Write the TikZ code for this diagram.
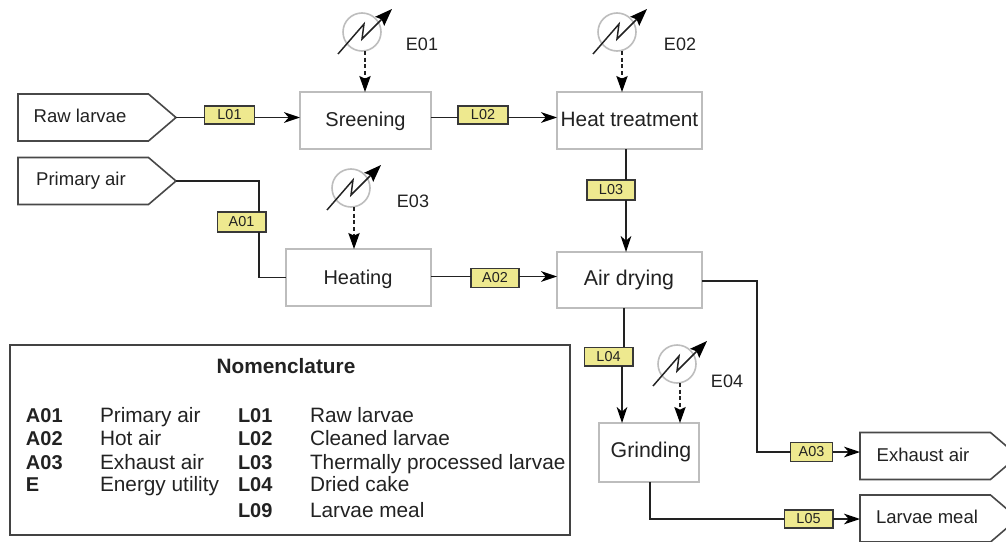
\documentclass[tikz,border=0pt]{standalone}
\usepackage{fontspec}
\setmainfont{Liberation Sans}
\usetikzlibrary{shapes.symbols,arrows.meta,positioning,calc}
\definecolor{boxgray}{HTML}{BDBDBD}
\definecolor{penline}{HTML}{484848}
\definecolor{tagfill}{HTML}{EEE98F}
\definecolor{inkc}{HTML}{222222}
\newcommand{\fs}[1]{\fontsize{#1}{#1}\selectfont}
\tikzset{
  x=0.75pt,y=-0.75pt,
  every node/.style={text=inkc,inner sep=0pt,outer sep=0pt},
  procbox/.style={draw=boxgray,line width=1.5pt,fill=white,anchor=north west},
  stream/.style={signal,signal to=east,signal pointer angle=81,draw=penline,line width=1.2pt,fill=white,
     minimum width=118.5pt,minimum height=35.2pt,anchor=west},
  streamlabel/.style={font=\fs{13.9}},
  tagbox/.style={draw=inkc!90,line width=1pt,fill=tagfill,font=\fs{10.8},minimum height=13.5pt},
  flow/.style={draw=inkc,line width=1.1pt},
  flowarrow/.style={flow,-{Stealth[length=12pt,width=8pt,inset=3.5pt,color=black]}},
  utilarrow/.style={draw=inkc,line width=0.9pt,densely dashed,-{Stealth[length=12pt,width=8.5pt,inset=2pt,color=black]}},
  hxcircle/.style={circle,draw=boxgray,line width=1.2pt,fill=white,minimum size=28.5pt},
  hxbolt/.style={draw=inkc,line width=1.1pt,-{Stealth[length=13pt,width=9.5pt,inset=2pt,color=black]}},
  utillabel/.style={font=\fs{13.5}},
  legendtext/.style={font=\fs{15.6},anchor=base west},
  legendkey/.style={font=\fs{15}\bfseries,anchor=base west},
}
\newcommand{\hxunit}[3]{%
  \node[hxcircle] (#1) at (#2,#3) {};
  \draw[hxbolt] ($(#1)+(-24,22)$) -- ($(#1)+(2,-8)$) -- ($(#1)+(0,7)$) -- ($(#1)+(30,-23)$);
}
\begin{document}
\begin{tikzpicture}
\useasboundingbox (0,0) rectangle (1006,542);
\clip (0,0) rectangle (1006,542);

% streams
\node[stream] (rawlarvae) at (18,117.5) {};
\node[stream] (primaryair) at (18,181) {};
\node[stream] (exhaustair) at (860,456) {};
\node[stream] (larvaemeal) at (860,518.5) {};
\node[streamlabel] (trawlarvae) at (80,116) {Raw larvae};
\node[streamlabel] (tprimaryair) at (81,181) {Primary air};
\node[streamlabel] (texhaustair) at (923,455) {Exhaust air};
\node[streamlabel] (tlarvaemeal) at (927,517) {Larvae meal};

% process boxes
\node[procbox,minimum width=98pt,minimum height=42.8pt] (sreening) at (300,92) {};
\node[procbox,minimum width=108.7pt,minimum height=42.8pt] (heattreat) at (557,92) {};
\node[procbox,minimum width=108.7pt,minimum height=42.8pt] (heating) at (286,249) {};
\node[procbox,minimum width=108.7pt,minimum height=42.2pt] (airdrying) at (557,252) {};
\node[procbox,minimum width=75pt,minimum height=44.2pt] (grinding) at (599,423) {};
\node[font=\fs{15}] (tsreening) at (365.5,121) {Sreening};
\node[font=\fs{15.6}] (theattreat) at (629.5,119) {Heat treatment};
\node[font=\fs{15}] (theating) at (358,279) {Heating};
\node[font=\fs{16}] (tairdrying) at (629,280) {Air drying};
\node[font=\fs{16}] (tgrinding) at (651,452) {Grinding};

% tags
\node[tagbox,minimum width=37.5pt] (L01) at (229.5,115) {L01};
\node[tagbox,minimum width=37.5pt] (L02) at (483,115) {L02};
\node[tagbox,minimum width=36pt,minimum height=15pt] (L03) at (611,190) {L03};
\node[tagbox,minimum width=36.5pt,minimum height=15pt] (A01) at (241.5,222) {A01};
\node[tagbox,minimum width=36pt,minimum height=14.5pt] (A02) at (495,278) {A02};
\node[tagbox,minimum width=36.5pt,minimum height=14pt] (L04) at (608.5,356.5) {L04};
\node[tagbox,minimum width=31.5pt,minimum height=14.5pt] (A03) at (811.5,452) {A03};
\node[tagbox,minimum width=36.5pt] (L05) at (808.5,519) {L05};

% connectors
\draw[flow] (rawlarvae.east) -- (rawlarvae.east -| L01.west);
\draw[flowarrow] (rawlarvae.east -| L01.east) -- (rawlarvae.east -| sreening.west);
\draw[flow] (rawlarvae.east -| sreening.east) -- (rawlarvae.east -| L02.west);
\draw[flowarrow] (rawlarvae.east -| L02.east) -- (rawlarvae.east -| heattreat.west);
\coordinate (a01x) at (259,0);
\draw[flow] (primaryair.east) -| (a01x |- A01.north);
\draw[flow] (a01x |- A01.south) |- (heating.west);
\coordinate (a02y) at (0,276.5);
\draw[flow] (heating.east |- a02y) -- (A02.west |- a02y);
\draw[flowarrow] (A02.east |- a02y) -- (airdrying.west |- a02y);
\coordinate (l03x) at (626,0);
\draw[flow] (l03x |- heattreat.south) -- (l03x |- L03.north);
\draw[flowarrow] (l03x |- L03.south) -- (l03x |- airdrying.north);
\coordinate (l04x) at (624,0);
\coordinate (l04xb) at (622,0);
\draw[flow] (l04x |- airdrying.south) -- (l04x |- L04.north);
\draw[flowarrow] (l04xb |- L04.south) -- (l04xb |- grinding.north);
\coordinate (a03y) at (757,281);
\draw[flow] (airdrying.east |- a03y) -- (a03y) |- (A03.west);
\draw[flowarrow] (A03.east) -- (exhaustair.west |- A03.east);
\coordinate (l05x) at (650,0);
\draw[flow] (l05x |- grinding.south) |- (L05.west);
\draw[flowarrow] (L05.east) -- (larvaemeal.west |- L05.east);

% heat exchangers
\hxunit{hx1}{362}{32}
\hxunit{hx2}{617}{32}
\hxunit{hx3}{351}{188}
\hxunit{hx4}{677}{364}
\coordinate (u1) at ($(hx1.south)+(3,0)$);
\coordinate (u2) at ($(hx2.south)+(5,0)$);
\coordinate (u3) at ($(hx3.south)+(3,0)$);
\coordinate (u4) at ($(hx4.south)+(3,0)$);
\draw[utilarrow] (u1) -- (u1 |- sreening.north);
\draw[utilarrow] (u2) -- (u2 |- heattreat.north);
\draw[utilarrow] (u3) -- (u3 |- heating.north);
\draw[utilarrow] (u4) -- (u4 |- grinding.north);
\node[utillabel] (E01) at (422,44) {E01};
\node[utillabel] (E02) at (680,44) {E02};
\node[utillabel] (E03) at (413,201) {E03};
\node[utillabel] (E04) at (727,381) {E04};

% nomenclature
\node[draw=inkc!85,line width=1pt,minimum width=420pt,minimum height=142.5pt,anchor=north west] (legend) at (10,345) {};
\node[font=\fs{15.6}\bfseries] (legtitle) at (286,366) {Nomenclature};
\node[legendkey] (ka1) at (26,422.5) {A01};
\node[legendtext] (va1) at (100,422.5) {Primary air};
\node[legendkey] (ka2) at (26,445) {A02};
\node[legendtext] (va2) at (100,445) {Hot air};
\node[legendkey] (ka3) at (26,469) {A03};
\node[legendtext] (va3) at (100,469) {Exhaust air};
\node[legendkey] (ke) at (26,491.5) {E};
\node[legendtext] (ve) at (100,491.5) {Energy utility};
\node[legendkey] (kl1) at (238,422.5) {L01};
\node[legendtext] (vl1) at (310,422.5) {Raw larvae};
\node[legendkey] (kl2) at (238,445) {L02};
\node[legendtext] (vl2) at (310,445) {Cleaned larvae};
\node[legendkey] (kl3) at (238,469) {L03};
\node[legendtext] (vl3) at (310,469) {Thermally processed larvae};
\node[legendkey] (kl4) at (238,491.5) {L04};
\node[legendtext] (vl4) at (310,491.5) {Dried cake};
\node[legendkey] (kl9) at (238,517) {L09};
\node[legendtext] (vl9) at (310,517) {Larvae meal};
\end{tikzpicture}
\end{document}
------------------------
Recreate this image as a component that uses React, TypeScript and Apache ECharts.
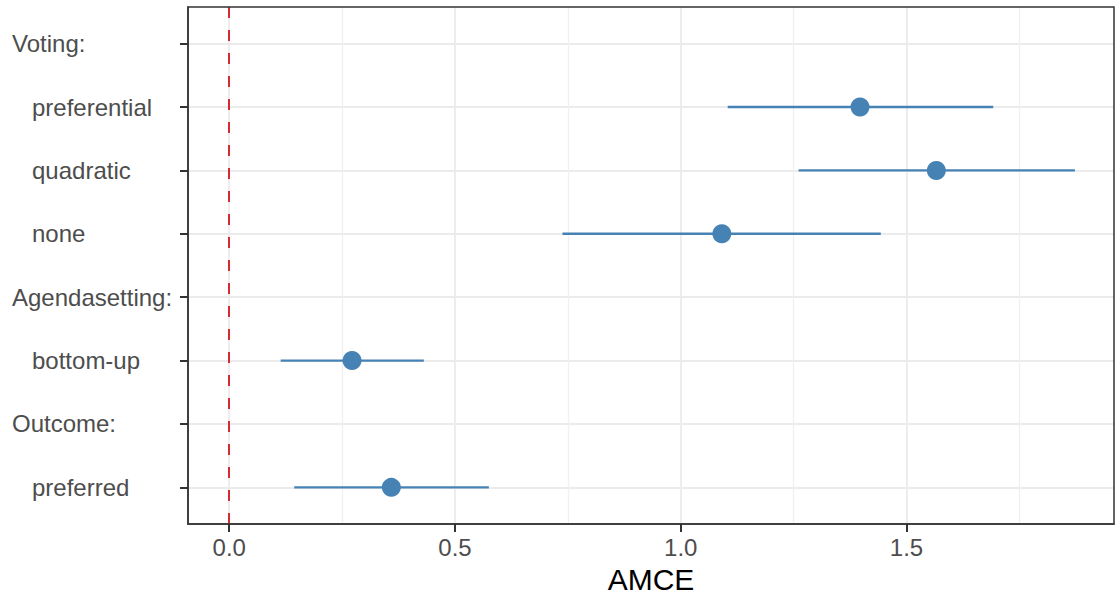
------------------------
**Set exercise**
Count how many lines of the material hold the string "this". Give the number and nothing more.

**Result of the exercise**
2